Marvin Swartz

Marvin Swartz

Professor in Psychiatry and Behavioral Sciences

Bio

Dr. Marvin Swartz serves as the lead of our Behavioral Health Research Team. His major research interests are in examining the effectiveness of services for severely mentally ill individuals, including legal factors that improve or impede good outcomes. His current research includes: the effectiveness of involuntary outpatient commitment, psychiatric advance directives, criminal justice outcomes for persons with mental illnesses, violence and mental illness and antipsychotic medications.

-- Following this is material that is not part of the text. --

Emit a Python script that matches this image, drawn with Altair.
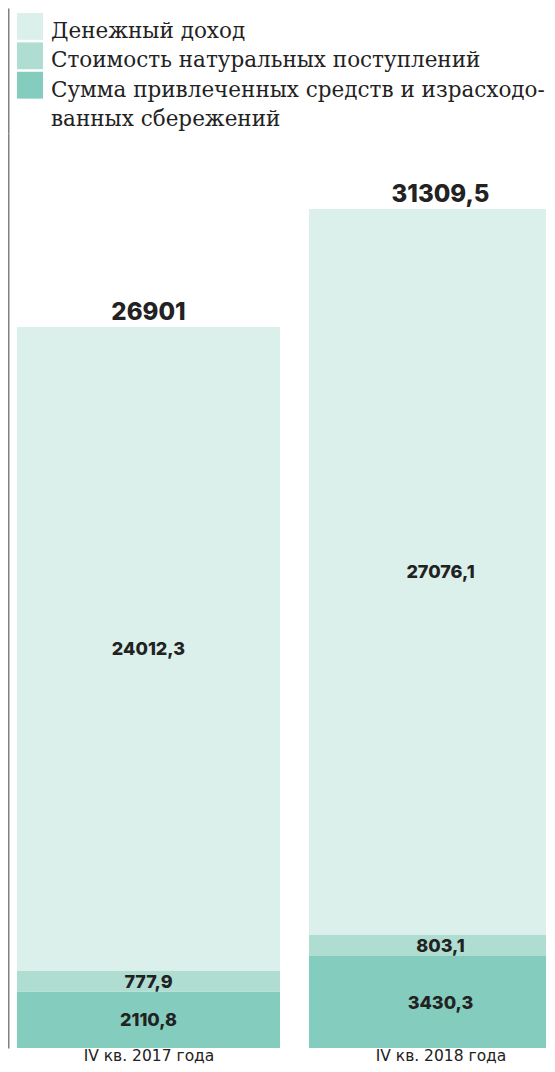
import altair as alt
import pandas as pd

periods = ["IV кв. 2017 года", "IV кв. 2018 года"]
categories = [
    "Денежный доход",
    "Стоимость натуральных поступлений",
    "Сумма привлеченных средств и израсходованных сбережений",
]
money_income = [24012.3, 27076.1]
natural_value = [777.9, 803.1]
borrowed_savings = [2110.8, 3430.3]
totals = [26901, 31309.5]
total_labels = ["26901", "31309,5"]
legend_lines = [
    "Денежный доход",
    "Стоимость натуральных поступлений",
    "Сумма привлеченных средств и израсходо-",
    "ванных сбережений",
]
colors = ["#dcf0eb", "#b0ddd2", "#84cdbe"]

# stacked rows, bottom to top
rows = []
for i, p in enumerate(periods):
    start = 0.0
    for order, (cat, vals) in enumerate(
        [(categories[2], borrowed_savings), (categories[1], natural_value), (categories[0], money_income)]
    ):
        v = vals[i]
        rows.append({
            "period": p,
            "category": cat,
            "value": v,
            "order": order,
            "mid": start + v / 2,
            "label": f"{v:.1f}".replace(".", ","),
        })
        start += v
df = pd.DataFrame(rows)
tot_df = pd.DataFrame({"period": periods, "total": totals, "label": total_labels})

leg_rect_df = pd.DataFrame({"line": [0, 1, 2], "category": categories})
leg_text_df = pd.DataFrame({"line": list(range(len(legend_lines))), "text": legend_lines})

color_scale = alt.Scale(domain=categories, range=colors)
frame_axis = dict(title=None, labels=False, ticks=False, grid=False,
                  domainColor="#808080", domainWidth=2)

x_enc = alt.X(
    "period:N", sort=periods,
    scale=alt.Scale(type="point", padding=0.4212, align=0.5711),
    axis=alt.Axis(title=None, labelAngle=0, domain=False, ticks=False,
                  labelFont="DejaVu Sans", labelFontSize=15.5, labelColor="#222222",
                  labelBaseline="top", labelPadding=0),
)
y_scale = alt.Scale(domain=[0, 34142])

bars = alt.Chart(df).mark_bar(clip=True, width=263).encode(
    x=x_enc,
    y=alt.Y("value:Q", stack="zero", scale=y_scale, axis=alt.Axis(**frame_axis)),
    color=alt.Color("category:N", scale=color_scale, legend=None),
    order=alt.Order("order:Q"),
)
inner = alt.Chart(df).mark_text(
    clip=True, font="Inter", fontWeight=800, fontSize=18,
    baseline="alphabetic", dy=6.5, color="#222222",
).encode(x=x_enc, y=alt.Y("mid:Q", scale=y_scale), text="label:N")
tots = alt.Chart(tot_df).mark_text(
    clip=True, font="Inter", fontWeight=800, fontSize=24,
    baseline="alphabetic", dy=-7, color="#222222",
).encode(x=x_enc, y=alt.Y("total:Q", scale=y_scale), text="label:N")

bar_chart = alt.layer(bars, inner, tots).properties(width=538, height=915)

y_leg = alt.Y("line:O", scale=alt.Scale(paddingInner=0.085, paddingOuter=0.17),
              axis=alt.Axis(**frame_axis))
leg_rect = alt.Chart(leg_rect_df).mark_rect().encode(
    x=alt.value(9), x2=alt.value(35), y=y_leg,
    color=alt.Color("category:N", scale=color_scale, legend=None),
)
leg_text = alt.Chart(leg_text_df).mark_text(
    align="left", baseline="alphabetic", dy=11.5,
    font="DejaVu Serif", fontSize=21.5, color="#222222",
).encode(x=alt.value(43), y=y_leg, text="text:N")
legend_chart = alt.layer(leg_rect, leg_text).properties(width=538, height=125)

chart = alt.vconcat(legend_chart, bar_chart, spacing=0).properties(
    padding=0
).configure_view(stroke=None)

chart.save("out.html", embed_options={"renderer": "svg", "actions": False})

Marvin also served as a member of the MacArthur Foundation Research Network on Mandated Community Treatment. In this and related work he examined the role legal tools such as Psychiatric Advance Directives may play in improving outcomes for persons with severe mental illness. In this regard, he served as Co-PI with Jeffrey Swanson of a NIMH study examining the effectiveness of Psychiatric Advance Directives and a MacArthur Foundation grant supporting their dissemination. They also evaluated New York’s Assisted Outpatient Treatment Program (Kendra’s Law) and estimated the cost of criminal justice involvement in severely mentally ill individuals. His current work includes NC-funded studies of the adequacy of substance use disorder services for persons re-entering from NC prisons, including justice-involved youth and the status of involuntary inpatient and outpatient commitment programs in NC with options for reform.